Surface morphology of individual grains was examined by secondary electrons with a Hitachi® S-4800 field emission scanning electron microscope with an electron beam set at 1 kV at the University of Victoria.

2.3.5 Fluid Analysis

Water samples were prepared for anion and cation analysis first by filtering through a 0.200 µm membrane, next by diluting samples 100 times with deioniozed MilliQ® (18.2 MΩ) water, and finally by acidifying the cation fraction to 0.2% HNO3.

Samples were stored during the interim at 2 °C in a dark storage facility.

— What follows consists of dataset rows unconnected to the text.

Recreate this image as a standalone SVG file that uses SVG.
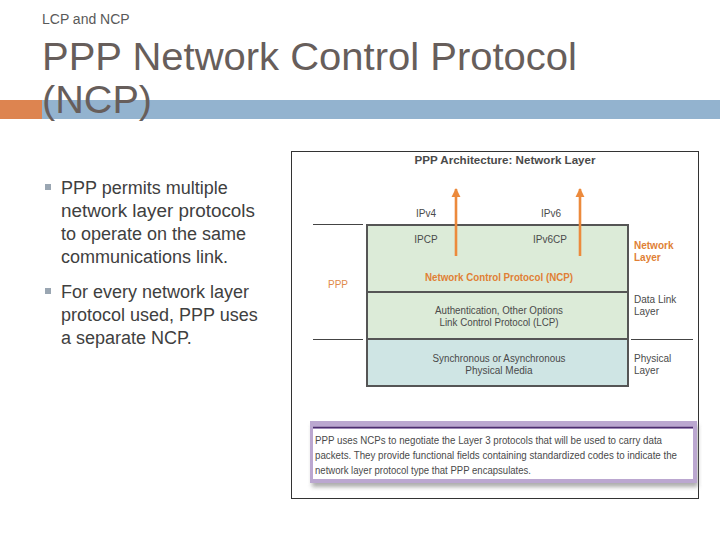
<svg xmlns="http://www.w3.org/2000/svg" width="720" height="540" viewBox="0 0 720 540">
<defs>
<style>
.sans{font-family:"Liberation Sans",Arial,sans-serif}
.d{font-family:"Liberation Sans",Arial,sans-serif;font-size:10px;fill:#4a4a4a}
.o{fill:#e07f35}
.b{font-size:18px;fill:#404040}
.box{stroke:#555;stroke-width:2}
.arrow{stroke:#ec8a3c;stroke-width:2.6;fill:none}
.rule{stroke:#444;stroke-width:1}
</style>
<marker id="ah" viewBox="0 0 10 10" refX="9" refY="5" markerWidth="3.6" markerHeight="3.6" orient="auto" markerUnits="strokeWidth">
<path d="M0,0 L10,5 L0,10 z" fill="#ec8a3c"/>
</marker>
<filter id="sh" x="-5%" y="-20%" width="110%" height="150%">
<feGaussianBlur stdDeviation="2"/>
</filter>
</defs>
<rect width="720" height="540" fill="#fff"/>
<g id="header">
<text class="sans" x="42" y="24" font-size="14" fill="#595959">LCP and NCP</text>
<rect x="0" y="100" width="42" height="19" fill="#dd8450"/>
<rect x="42" y="100" width="678" height="19" fill="#93b3cf"/>
<text class="sans" x="42" y="70" font-size="39" fill="#675e5b" textLength="535" lengthAdjust="spacingAndGlyphs">PPP Network Control Protocol</text>
<text class="sans" x="42" y="113" font-size="39" fill="#675e5b" textLength="110" lengthAdjust="spacingAndGlyphs">(NCP)</text>
</g>
<g id="bullets" class="sans">
<rect x="45" y="184" width="6" height="6" fill="#9aa6b2"/>
<text class="b" x="61" y="194">PPP permits multiple</text>
<text class="b" x="61" y="217" textLength="194" lengthAdjust="spacingAndGlyphs">network layer protocols</text>
<text class="b" x="61" y="240">to operate on the same</text>
<text class="b" x="61" y="263">communications link.</text>
<rect x="45" y="288" width="6" height="6" fill="#9aa6b2"/>
<text class="b" x="61" y="298">For every network layer</text>
<text class="b" x="61" y="321">protocol used, PPP uses</text>
<text class="b" x="61" y="344">a separate NCP.</text>
</g>
<g id="figure">
<rect x="291.5" y="151.5" width="407" height="347" fill="#fff" stroke="#333" stroke-width="1"/>
<text class="d" x="505" y="164" text-anchor="middle" font-size="11.5" font-weight="bold" fill="#444" textLength="181" lengthAdjust="spacingAndGlyphs">PPP Architecture: Network Layer</text>
</g>
<g id="rules">
<line class="rule" x1="313" y1="224.5" x2="363" y2="224.5"/>
<line class="rule" x1="313" y1="339.5" x2="363" y2="339.5"/>
<line class="rule" x1="631" y1="339.5" x2="693" y2="339.5"/>
</g>
<g id="ncp-layer">
<rect class="box" x="367" y="225" width="261" height="67" fill="#dcebd8"/>
<text class="d" x="426" y="243" text-anchor="middle" fill="#777">IPCP</text>
<text class="d" x="550" y="243" text-anchor="middle" fill="#777">IPv6CP</text>
<text class="d o" x="499" y="281" text-anchor="middle" font-weight="bold" textLength="148" lengthAdjust="spacingAndGlyphs" style="fill:#e07f35">Network Control Protocol (NCP)</text>
</g>
<g id="lcp-layer">
<rect class="box" x="367" y="292" width="261" height="47" fill="#dcebd8"/>
<text class="d" x="499" y="314" text-anchor="middle" textLength="128" lengthAdjust="spacingAndGlyphs">Authentication, Other Options</text>
<text class="d" x="499" y="326" text-anchor="middle" textLength="119" lengthAdjust="spacingAndGlyphs">Link Control Protocol (LCP)</text>
</g>
<g id="physical-layer">
<rect class="box" x="367" y="339" width="261" height="47" fill="#cfe5e4"/>
<text class="d" x="499" y="362" text-anchor="middle" textLength="133" lengthAdjust="spacingAndGlyphs">Synchronous or Asynchronous</text>
<text class="d" x="499" y="374" text-anchor="middle">Physical Media</text>
</g>
<g id="labels">
<text class="d" x="426" y="217" text-anchor="middle" fill="#333">IPv4</text>
<text class="d" x="551" y="217" text-anchor="middle" fill="#333">IPv6</text>
<text class="d" x="328" y="288" style="fill:#e08a4a">PPP</text>
<text class="d" x="634" y="249" font-weight="bold" style="fill:#e07f35">Network</text>
<text class="d" x="634" y="261" font-weight="bold" style="fill:#e07f35">Layer</text>
<text class="d" x="634" y="303">Data Link</text>
<text class="d" x="634" y="315">Layer</text>
<text class="d" x="634" y="362">Physical</text>
<text class="d" x="634" y="374">Layer</text>
</g>
<g id="connectors">
<line class="arrow" x1="456" y1="256" x2="456" y2="189" marker-end="url(#ah)"/>
<line class="arrow" x1="580" y1="256" x2="580" y2="189" marker-end="url(#ah)"/>
</g>
<g id="caption">
<rect x="312" y="425" width="386" height="62" fill="#777" opacity="0.6" filter="url(#sh)"/>
<rect x="310" y="421" width="387" height="62" fill="#bba7d0"/>
<line x1="313" y1="427.5" x2="693" y2="427.5" stroke="#4b2d6e" stroke-width="1.5"/>
<rect x="313" y="429" width="380" height="50" fill="#fff"/>
<text class="d" x="315" y="444" font-size="9.5" fill="#333" textLength="347" lengthAdjust="spacingAndGlyphs">PPP uses NCPs to negotiate the Layer 3 protocols that will be used to carry data</text>
<text class="d" x="315" y="459" font-size="9.5" fill="#333" textLength="362" lengthAdjust="spacingAndGlyphs">packets. They provide functional fields containing standardized codes to indicate the</text>
<text class="d" x="315" y="474" font-size="9.5" fill="#333" textLength="216" lengthAdjust="spacingAndGlyphs">network layer protocol type that PPP encapsulates.</text>
</g>
</svg>
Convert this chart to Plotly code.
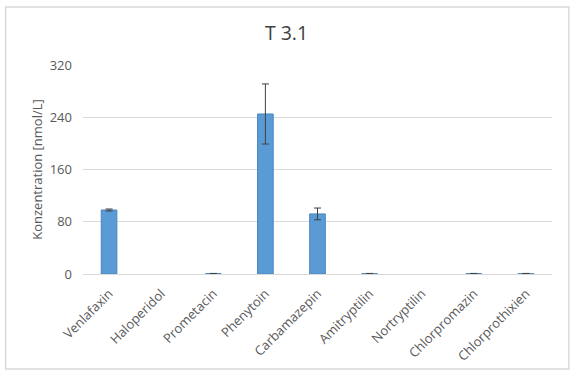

Water analysis was conducted using a Dionex® DX-600 ion chromatograph (IC) and a Thermo® XSll X7 quadrupole inductively coupled plasma mass spectrometer (ICPMS) for major cation analysis, and ICPMS for minor cation measurements. The IC was run using an injection volume of 25 µL and an integration time of 15 min. Replicate analysis of standard reference material SLRS-4 (Ottawa River water)

determined the accuracy and precision on both instruments, which varied dependent upon the analyte. To account for drift between analyses and matrix corrections when using the ICPMS, samples were spiked with Rh, In, Re, and Bi to use as internal standards.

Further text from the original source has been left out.